The petroleum and natural gas regulatory board (PNGRB) had, last week, looked into reports for the Jalandhar city gas distribution project, for which 12 bidders had submitted bids. These include Siti Energy, Lanco Infratech, Indraprastha Gas (IGL), Jay Madhok Energy, IndianOil-Adani Gas, Gail Gas, Hindustan Construction Company (HCC), Ambience limited, LMJ Energy Infralogistics, Hindustan Petroleum Corporation and Bharat Petroleum Corporation Limited (BPCL).

However, some players are alleging that to brighten their prospects in the bidding process, companies other than HCC have indicated low figures for network tariff and compression charges.

The bidding process comprises four elements: network tariff, inch kilo metres of steel pipelines, the number of domestic connections in the first five years and the compression charges from the sixth year to the 25th. According to the bidding parameters, the bidders would get a maximum score of 40 for network tariff, 10 for compression charge, 30 for numbers of domestic connection and 20 for inch kilometer of steel pipelines.

“Many of these players have projected irrationally low network tariff of only 30 paise for transporting 1,000 standard cubic metre of gas as part of their game plans to score more. In contrast, current city gas distribution operators such as Mahanagar Gas, Mumbai and Indraprastha Gas, Delhi are learnt to have projected network tariff of about Rs 3,500 per 1000 cubic meter of gas,” said one of the players on the condition of anonymity.

This implies none of the bidders would be able to recover the capital cost of the project by projecting such network tariff and may resort to cross subsidisation by raising the retail selling prices of gas. Irrational bidding, including cross subsidization, is forbidden under the PNGRB Act passed by Parliament in 2006.

When contacted, Gail Gas admitted some of the bids submitted were absurd but declined to comment on its own bid. “It is up to the regulator to decide and verify the bid details. Players are free to bid the way they wish to,” said a senior Gail Gas official.

The bidders have allegedly indicated low figures for the majority of the project life of 25 years, while for the last year of the project, the compression charge has been raised. The compression charge indicated by BPCL from the first to the 24th year was Rs 0.01-1.29 per kilogram, while for the 25th year, it was Rs 1,026 per kilogram. “This is unacceptable by any industry standards,” said an industry player.

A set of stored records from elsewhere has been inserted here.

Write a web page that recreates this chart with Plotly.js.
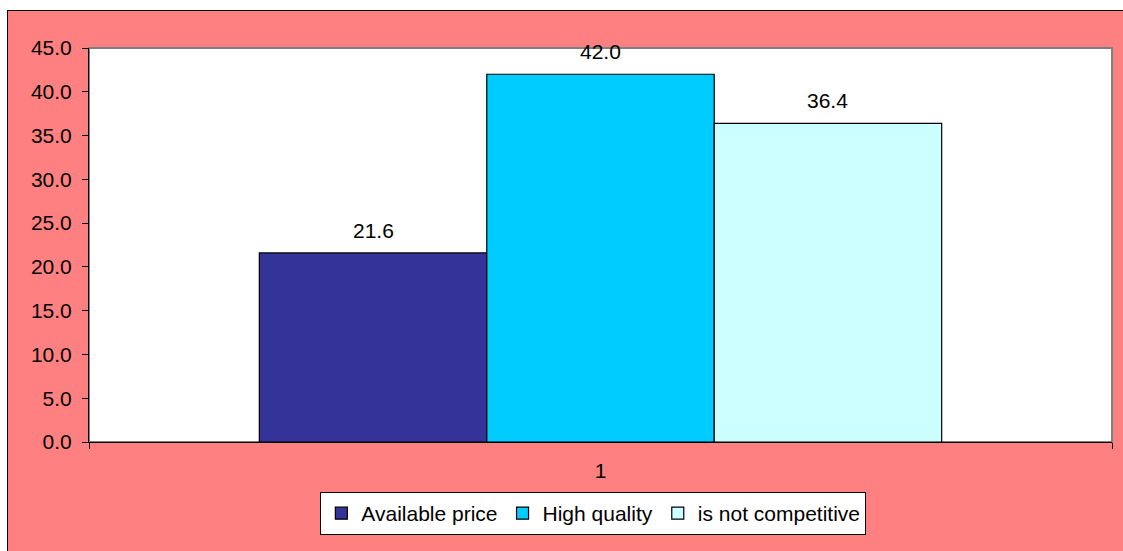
<!DOCTYPE html>
<html>
<head>
<meta charset="utf-8">
<script src="https://cdn.plot.ly/plotly-3.0.1.min.js"></script>
<style>
  html, body { margin: 0; padding: 0; background: #ffffff; width: 1123px; height: 551px; overflow: hidden; }
  #chart { position: absolute; left: 7px; top: 10px; width: 1115px; height: 540px;
           border-left: 1px solid #000; border-top: 1px solid #000; }
</style>
</head>
<body>
<div id="chart"></div>
<script>
const categories = ["1"];
const seriesNames = ["Available price", "High quality", "is not competitive"];
const availablePrice = [21.6];
const highQuality = [42.0];
const notCompetitive = [36.4];
const seriesColors = ["#333399", "#00CCFF", "#CCFFFF"];

const seriesValues = [availablePrice, highQuality, notCompetitive];
const font = { family: "Liberation Sans, Arial, sans-serif", size: 21, color: "#000000" };

const traces = seriesValues.map((vals, i) => ({
  type: "bar",
  name: seriesNames[i],
  x: categories,
  y: vals,
  marker: { color: seriesColors[i], line: { color: "#000000", width: 1.2 } },
  hoverinfo: "none"
}));

// value labels placed through the axes: x offset by group slot, y = value
const nSeries = seriesValues.length;
const bargap = 0.333;
const slot = (1 - bargap) / nSeries;
const annotations = [];
seriesValues.forEach((vals, i) => {
  vals.forEach((v, j) => {
    annotations.push({
      xref: "x", yref: "y",
      x: j - (1 - bargap) / 2 + slot * (i + 0.5),
      y: v,
      text: v.toFixed(1),
      showarrow: false,
      yanchor: "bottom",
      yshift: 9,
      font: font
    });
  });
});

const layout = {
  width: 1115,
  height: 540,
  margin: { l: 81, r: 11, t: 37, b: 109 },
  paper_bgcolor: "#FF8080",
  plot_bgcolor: "#FFFFFF",
  font: font,
  barmode: "group",
  bargap: bargap,
  bargroupgap: 0,
  showlegend: true,
  legend: {
    orientation: "h",
    x: 0.493, xanchor: "center",
    y: -0.127, yanchor: "top",
    bgcolor: "#FFFFFF",
    bordercolor: "#000000",
    borderwidth: 1,
    font: font,
    traceorder: "normal",
    itemwidth: 30
  },
  xaxis: {
    type: "category",
    range: [-0.5, 0.5],
    showline: true, linecolor: "#000000", linewidth: 1,
    ticks: "outside", tickson: "boundaries", ticklen: 6, tickcolor: "#000000",
    showgrid: false, zeroline: false,
    tickfont: font,
    ticklabelstandoff: 10
  },
  yaxis: {
    range: [0, 45], dtick: 5, tick0: 0,
    tickformat: ".1f",
    showline: true, linecolor: "#000000", linewidth: 1,
    ticks: "outside", ticklen: 6, tickcolor: "#000000",
    showgrid: false, zeroline: false,
    tickfont: font,
    ticklabelstandoff: 6
  },
  annotations: annotations,
  shapes: [{
    type: "rect", xref: "paper", yref: "paper", x0: 0, x1: 1, y0: 0, y1: 1,
    line: { color: "#808080", width: 2 }, layer: "below"
  }]
};

Plotly.newPlot("chart", traces, layout, { displayModeBar: false, staticPlot: true });
</script>
</body>
</html>
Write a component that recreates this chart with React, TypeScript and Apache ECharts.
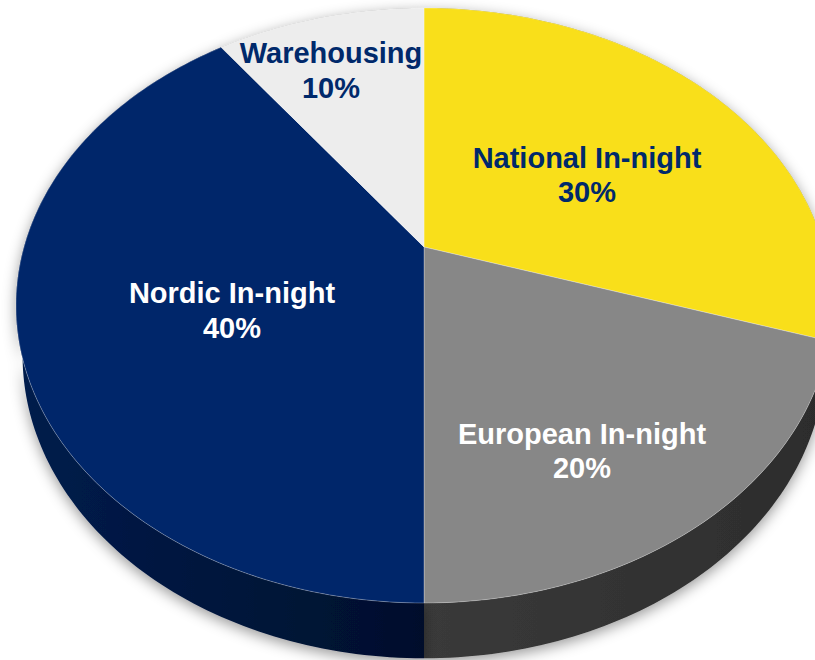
import React, { useEffect, useRef } from "react";
import * as echarts from "echarts";

// ---- data ----
const CATEGORIES = ["National In-night", "European In-night", "Nordic In-night", "Warehousing"];
const VALUES = [30, 20, 40, 10];

// ---- styles / layout ----
const TOP_COLORS = ["#F9DF1A", "#878787", "#00266A", "#EDEDED"];
const SIDE_COLORS: [string, string][] = [
  ["#8A7C0C", "#6F640A"],
  ["#3A3A3A", "#2C2C2C"],
  ["#001C4C", "#000F2C"],
  ["#A0A0A0", "#8A8A8A"],
];
const LABEL_COLORS = ["#00296B", "#FFFFFF", "#FFFFFF", "#00296B"];
const LABEL_POS: [number, number][] = [
  [587, 175],
  [582, 451],
  [232, 310.5],
  [331, 70.5],
];

// perspective projection parameters
const CX = 424;
const CY = 247;
const S = 400;
const T = 286;
const P = 0.1966;
const H = 49;
const BOTTOM_SHRINK = 0.984;

function proj(r: number, thetaDeg: number, y: number): number[] {
  const th = (thetaDeg * Math.PI) / 180;
  const X = r * Math.sin(th);
  const Z = -r * Math.cos(th);
  const w = 1 - P * Z;
  const k = 1 - (1 - BOTTOM_SHRINK) * y;
  return [CX + (k * S * X) / w, CY + (k * T * Z + H * y) / w];
}

function arcPoints(a0: number, a1: number, y: number): number[][] {
  const pts: number[][] = [];
  const n = Math.max(2, Math.ceil(a1 - a0));
  for (let i = 0; i <= n; i++) {
    pts.push(proj(1, a0 + ((a1 - a0) * i) / n, y));
  }
  return pts;
}

export default function App() {
  const ref = useRef<HTMLDivElement>(null);
  useEffect(() => {
    if (!ref.current) return;
    const chart = echarts.init(ref.current, undefined, { renderer: "svg" });
    const total = VALUES.reduce((a, b) => a + b, 0);
    const starts: number[] = [];
    let acc = 0;
    VALUES.forEach((v) => {
      starts.push((acc / total) * 360);
      acc += v;
    });
    const data = VALUES.map((v, i) => ({ name: CATEGORIES[i], value: v }));

    const sideRender = (params: any, api: any) => {
      const i = params.dataIndex;
      const a0 = starts[i];
      const a1 = a0 + (api.value(0) / total) * 360;
      const top = arcPoints(a0, a1, 0);
      const bottom = arcPoints(a0, a1, 1).reverse();
      return {
        type: "polygon",
        shape: { points: top.concat(bottom) },
        style: {
          fill: new echarts.graphic.LinearGradient(0, 0, 1, 0, [
            { offset: 0, color: SIDE_COLORS[i][0] },
            { offset: 1, color: SIDE_COLORS[i][1] },
          ]),
          shadowBlur: 14,
          shadowOffsetY: 4,
          shadowColor: "rgba(0,0,0,0.4)",
        },
      };
    };

    const topRender = (params: any, api: any) => {
      const i = params.dataIndex;
      const a0 = starts[i];
      const a1 = a0 + (api.value(0) / total) * 360;
      const pts = [proj(0, 0, 0)].concat(arcPoints(a0, a1, 0));
      return {
        type: "polygon",
        shape: { points: pts },
        style: { fill: TOP_COLORS[i], stroke: "rgba(255,255,255,0.35)", lineWidth: 0.8 },
      };
    };

    const labelRender = (params: any, api: any) => {
      const i = params.dataIndex;
      return {
        type: "text",
        x: LABEL_POS[i][0],
        y: LABEL_POS[i][1],
        style: {
          text: CATEGORIES[i] + "\n" + api.value(0) + "%",
          fill: LABEL_COLORS[i],
          fontFamily: "Liberation Sans, Arial, sans-serif",
          fontWeight: "bold",
          fontSize: 29,
          lineHeight: 34.5,
          align: "center",
          verticalAlign: "middle",
        },
      };
    };

    chart.setOption({
      animation: false,
      backgroundColor: "#FFFFFF",
      series: [
        { type: "custom", coordinateSystem: "none", renderItem: sideRender, data, z: 1, silent: true },
        { type: "custom", coordinateSystem: "none", renderItem: topRender, data, z: 2, silent: true },
        { type: "custom", coordinateSystem: "none", renderItem: labelRender, data, z: 3, silent: true },
      ],
    });
    return () => chart.dispose();
  }, []);
  return (
    <div
      ref={ref}
      style={{ position: "fixed", left: 0, top: 0, width: 815, height: 660, overflow: "hidden" }}
    />
  );
}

The players also say barring a few bidders, others have projected excessive steel pipe lines for a small city like Jalandhar. “Their projections are much more than what Mahanagar Gas has done in Mumbai in 16 years. One of the bidders has projected about 2,500 km of steel pipelines in the initial four years. This is totally flawed, as the bidders would fail to complete the targets or would use economic resources not consistent with the PNGRB Act. Most of these projections would be commercially unviable,” said a source.

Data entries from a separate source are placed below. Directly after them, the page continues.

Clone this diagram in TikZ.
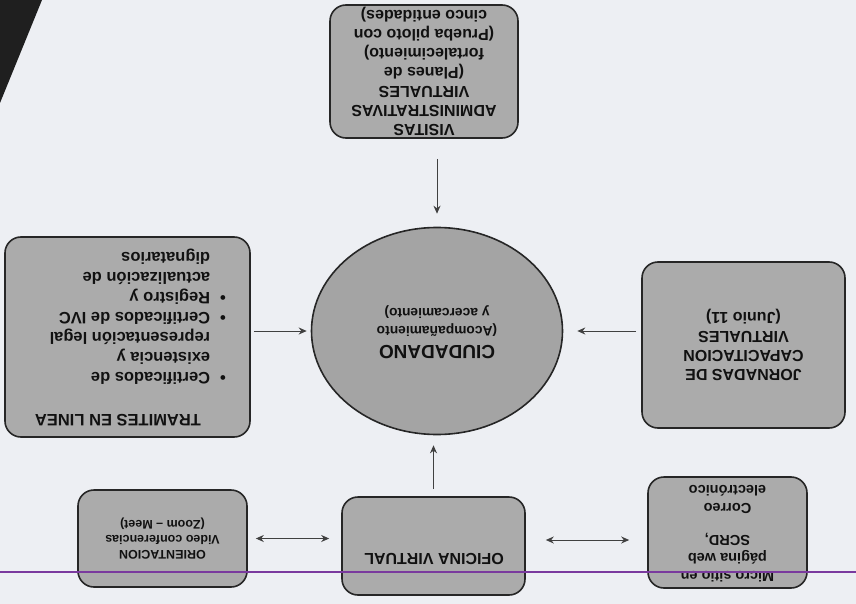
\documentclass[tikz,border=0pt]{standalone}
\usepackage{fontspec}
\setmainfont{Liberation Sans}
\usepackage{graphicx}
\usetikzlibrary{shapes.geometric,arrows.meta}
\definecolor{bgc}{HTML}{EDEFF3}
\definecolor{boxfill}{HTML}{ABABAB}
\definecolor{ellfill}{HTML}{A4A4A4}
\definecolor{boxline}{HTML}{262626}
\definecolor{arrowc}{HTML}{404040}
\definecolor{textc}{HTML}{111111}
\definecolor{purpleline}{HTML}{7A3A9E}
\newcommand{\flipt}[1]{\rotatebox[origin=c]{180}{\begin{tabular}{@{}c@{}}#1\end{tabular}}}
\tikzset{
  box/.style={draw=boxline, line width=1.6pt, fill=boxfill, rounded corners=16pt,
    inner sep=0pt, text=textc, font=\bfseries\fontsize{16}{19}\selectfont},
  conn/.style={draw=arrowc, line width=1pt, -{Stealth[length=8pt,width=7pt]}},
  dconn/.style={draw=arrowc, line width=1pt, {Stealth[length=8pt,width=7pt]}-{Stealth[length=8pt,width=7pt]}},
}
\begin{document}
\begin{tikzpicture}[x=1pt,y=-1pt]
\useasboundingbox (0,0) rectangle (856,604);
\fill[bgc] (0,0) rectangle (856,604);
\fill[black!88] (0,0) -- (42,0) -- (0,103) -- cycle;

\node[box, minimum width=188pt, minimum height=133pt] (vis) at (424,71.5)
  {\flipt{VISITAS\\ADMINISTRATIVAS\\VIRTUALES\\(Planes de\\fortalecimiento)\\(Prueba piloto con\\cinco entidades)}};

\node[ellipse, draw=boxline, line width=1.6pt, fill=ellfill, minimum width=251pt, minimum height=207pt,
  inner sep=0pt, text=textc, font=\bfseries\fontsize{13.8}{18}\selectfont] (ciu) at (437,331)
  {\rotatebox[origin=c]{180}{\begin{tabular}{@{}c@{}}{\fontsize{19}{24}\selectfont CIUDADANO}\\[1pt](Acompañamiento\\y acercamiento)\end{tabular}}};

\node[box, minimum width=245pt, minimum height=200pt, font=\bfseries\fontsize{16.5}{20}\selectfont] (tra) at (127.5,337)
  {\rotatebox[origin=c]{180}{\begin{tabular}{@{}l@{\hspace{10pt}}l@{}}\multicolumn{2}{c}{\hspace{19pt}TRAMITES EN LINEA}\\[22pt]
   \textbullet & Certificados de\\ & existencia y\\ & representación legal\\
   \textbullet & Certificados de IVC\\
   \textbullet & Registro y\\ & actualización de\\ & dignatarios\end{tabular}}};

\node[box, minimum width=203pt, minimum height=166pt] (jor) at (743.5,345)
  {\flipt{JORNADAS DE\\CAPACITACION\\VIRTUALES\\(Junio 11)}};

\node[box, minimum width=183pt, minimum height=98pt] (ofi) at (433.5,546) {};
\node[text=textc, font=\bfseries\fontsize{16}{19}\selectfont, inner sep=0pt] (ofit) at (434,557)
  {\flipt{OFICINA VIRTUAL}};

\node[box, minimum width=169pt, minimum height=97pt, font=\bfseries\fontsize{12.5}{15}\selectfont] (ori) at (162.5,538.5)
  {\flipt{ORIENTACION\\Video conferencias\\(Zoom – Meet)}};

\node[box, minimum width=159pt, minimum height=111pt, font=\bfseries\fontsize{14.5}{18}\selectfont] (mic) at (727.5,532.5)
  {\flipt{Micro sitio en\\página web\\SCRD,\\[14pt]Correo\\electrónico}};

\draw[conn, shorten <=20pt, shorten >=13pt] (vis.south -| ciu.north) -- (ciu.north);
\draw[conn, shorten <=3pt, shorten >=4pt] (tra.east |- ciu.west) -- (ciu.west);
\draw[conn, shorten <=5pt, shorten >=14pt] (jor.west |- ciu.east) -- (ciu.east);
\draw[conn, shorten <=7pt, shorten >=10pt] (ofi.north) -- (ofi.north |- ciu.south);
\draw[dconn, shorten <=8pt, shorten >=12pt] (ori.east) -- (ofi.west |- ori.east);
\draw[dconn, shorten <=20pt, shorten >=18pt] ([yshift=6pt]ofi.east) -- ([yshift=6pt]ofi.east -| mic.west);

\draw[purpleline, line width=1.2pt] (0,572) -- (856,572);
\end{tikzpicture}
\end{document}
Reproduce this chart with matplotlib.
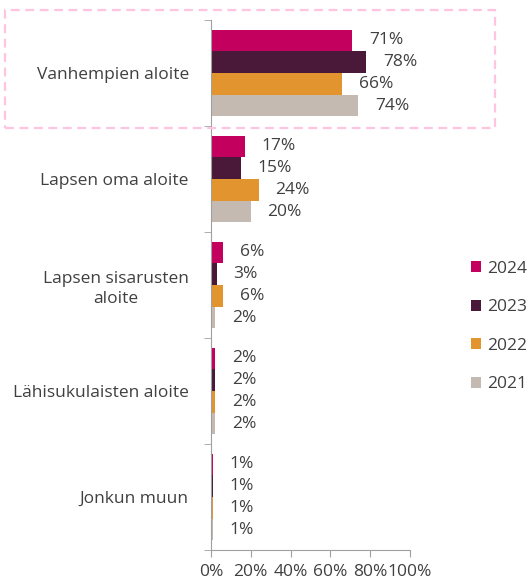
import numpy as np
import matplotlib.pyplot as plt
from matplotlib.patches import Rectangle

categories = ['Vanhempien aloite', 'Lapsen oma aloite', 'Lapsen sisarusten\naloite',
              'Lähisukulaisten aloite', 'Jonkun muun']
years = ['2024', '2023', '2022', '2021']
v2024 = [71, 17, 6, 2, 1]
v2023 = [78, 15, 3, 2, 1]
v2022 = [66, 24, 6, 2, 1]
v2021 = [74, 20, 2, 2, 1]
colors = ['#C4005F', '#4A1838', '#E2952E', '#C4BAB1']

plt.rcParams['font.family'] = ['Open Sans', 'DejaVu Sans']
text_col = '#404040'
fs = 12.5

fig = plt.figure(figsize=(5.31, 5.79), dpi=100)
ax = fig.add_axes([211 / 531, 1 - 550 / 579, 199 / 531, 530 / 579])

series = [v2024, v2023, v2022, v2021]
bh = 0.205
y = np.arange(len(categories))
for i, (vals, name, col) in enumerate(zip(series, years, colors)):
    pos = y - 1.5 * bh + i * bh
    ax.barh(pos, vals, height=bh, color=col, label=name)
    for p, v in zip(pos, vals):
        ax.annotate('{}%'.format(v), (v, p), xytext=(12, 0), textcoords='offset points',
                    va='center', ha='left', fontsize=fs, color=text_col)

ax.set_ylim(len(categories) - 0.5, -0.5)
ax.set_xlim(0, 100)
ax.set_xticks(range(0, 101, 20))
ax.set_xticklabels(['{}%'.format(t) for t in range(0, 101, 20)], fontsize=fs, color=text_col)
ax.set_yticks(y)
ax.set_yticklabels(categories, fontsize=fs, color=text_col, multialignment='center',
                   linespacing=1.35)
ax.set_yticks(np.arange(len(categories) + 1) - 0.5, minor=True)
ax.tick_params(axis='y', which='major', length=0, pad=16)
ax.tick_params(axis='y', which='minor', length=5, color='#A0A0A0')
ax.tick_params(axis='x', length=5, color='#A0A0A0', pad=5)
for s in ['top', 'right']:
    ax.spines[s].set_visible(False)
for s in ['left', 'bottom']:
    ax.spines[s].set_color('#A0A0A0')

fig.patches.append(Rectangle((5 / 531, 1 - 128 / 579), 490 / 531, 118 / 579,
                             transform=fig.transFigure, fill=False,
                             edgecolor='#FFC4E1', linestyle=(0, (4, 2.5)), linewidth=1.6))

leg = fig.legend(loc='upper left', bbox_to_anchor=(455 / 531, 1 - 245 / 579), frameon=False,
                 fontsize=fs, handlelength=0.6, handleheight=0.6, handletextpad=0.35,
                 labelspacing=1.3)
for t in leg.get_texts():
    t.set_color(text_col)

fig.savefig('out.png', dpi=100)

Industry players expect PNGRB would delay the bidding by rejecting the bids. “City gas distribution (CGD) projects, which are expected to benefit millions of common people across the country, cannot be manipulated by such bidders. A lax approach from PNGRB in the bidding process would be detrimental to the Union government’s plan to expand CGD networks in various parts of the country,” said an industry source.

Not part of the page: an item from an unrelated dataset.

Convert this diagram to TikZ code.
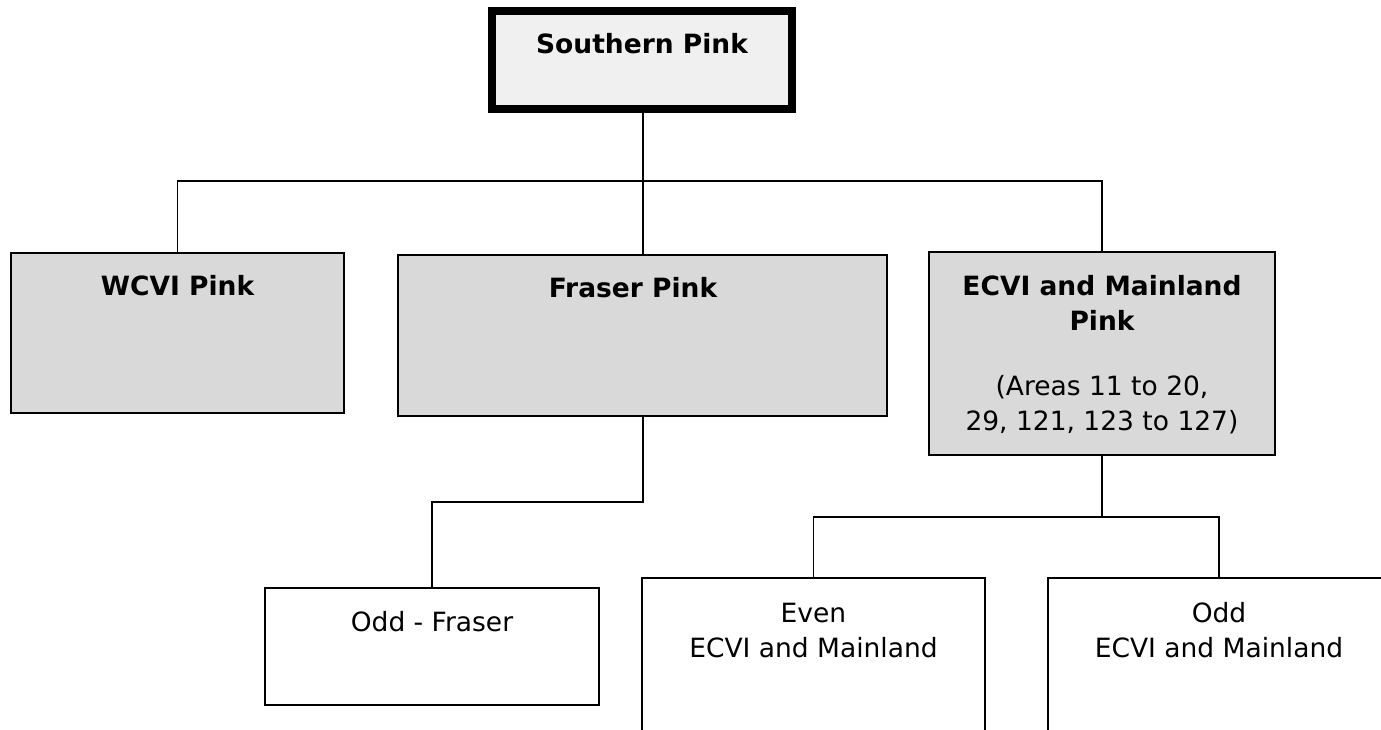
\documentclass[tikz,border=0pt]{standalone}
\usepackage{fontspec}
\setmainfont{DejaVu Sans}
\usetikzlibrary{calc}
\definecolor{toplight}{HTML}{F0F0F0}
\definecolor{midgrey}{HTML}{D9D9D9}
\tikzset{
  boxbase/.style={draw=black, line width=1.6pt, inner sep=0pt, outer sep=0pt},
  topbox/.style={boxbase, line width=8pt, fill=toplight},
  greybox/.style={boxbase, fill=midgrey},
  whitebox/.style={boxbase, fill=white},
  conn/.style={draw=black, line width=1.8pt},
  lbl/.style={anchor=base, inner sep=0pt, font=\fontsize{26.5}{35}\selectfont},
}
\begin{document}
\begin{tikzpicture}[x=1pt,y=-1pt]
\useasboundingbox (0,0) rectangle (1381,729);
\clip (0,0) rectangle (1381,729);
\fill[white] (0,0) rectangle (1381,729);
\setlength{\tabcolsep}{0pt}

% boxes
\node[topbox, minimum width=300pt, minimum height=98pt] (top) at (642,60) {};
\node[greybox, minimum width=333pt, minimum height=160pt] (wcvi) at (177.5,333) {};
\node[greybox, minimum width=489pt, minimum height=161pt] (fraser) at (642.5,335.5) {};
\node[greybox, minimum width=346pt, minimum height=203pt] (ecvi) at (1102,353.5) {};
\node[whitebox, minimum width=334pt, minimum height=117pt] (oddf) at (432,646.5) {};
\node[whitebox, minimum width=343pt, minimum height=180pt] (even) at (813.5,668) {};
\node[whitebox, minimum width=342pt, minimum height=180pt] (odd) at (1219,668) {};

% texts
\node[lbl] (toptxt) at (642,53) {\bfseries Southern Pink};
\node[lbl] (wcvitxt) at (177.5,295) {\bfseries WCVI Pink};
\node[lbl] (frasertxt) at (633,297) {\bfseries Fraser Pink};
\node[lbl] (ecvitxt) at (1102,295) {\begin{tabular}[t]{@{}c@{}}\bfseries ECVI and Mainland\\ \bfseries Pink\\[30pt] (Areas 11 to 20,\\ 29, 121, 123 to 127)\end{tabular}};
\node[lbl] (oddftxt) at (432,631) {Odd - Fraser};
\node[lbl] (eventxt) at (813.5,622) {\begin{tabular}[t]{@{}c@{}}Even\\ ECVI and Mainland\end{tabular}};
\node[lbl] (oddtxt) at (1219,622) {\begin{tabular}[t]{@{}c@{}}Odd\\ ECVI and Mainland\end{tabular}};

% connectors
\coordinate (bar) at (643,181);
\coordinate (fbend) at (643,502);
\coordinate (ebar) at (1102,517);
\draw[conn] (top.south -| bar) -- (bar) -- (fraser.north -| bar);
\draw[conn] (wcvi.north) |- (bar) -| (ecvi.north);
\draw[conn] (fraser.south -| fbend) -- (fbend) -| (oddf.north);
\draw[conn] (ecvi.south) -- (ebar);
\draw[conn] (even.north) |- (ebar) -| (odd.north);
\end{tikzpicture}
\end{document}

When contacted, a PNGRB senior official said this was a competitive bidding process and the board's job was to ensure transparency and not to interfere in the bidders’ commercial strategies. “If the bidders have submitted irrational bids, they are taking a huge risk. It is a level playing field and we cannot be biased against anyone. As long as the bid criterion is adhered to, we are not qualified to sit in commercial judgement over someone's bidding,” the official said.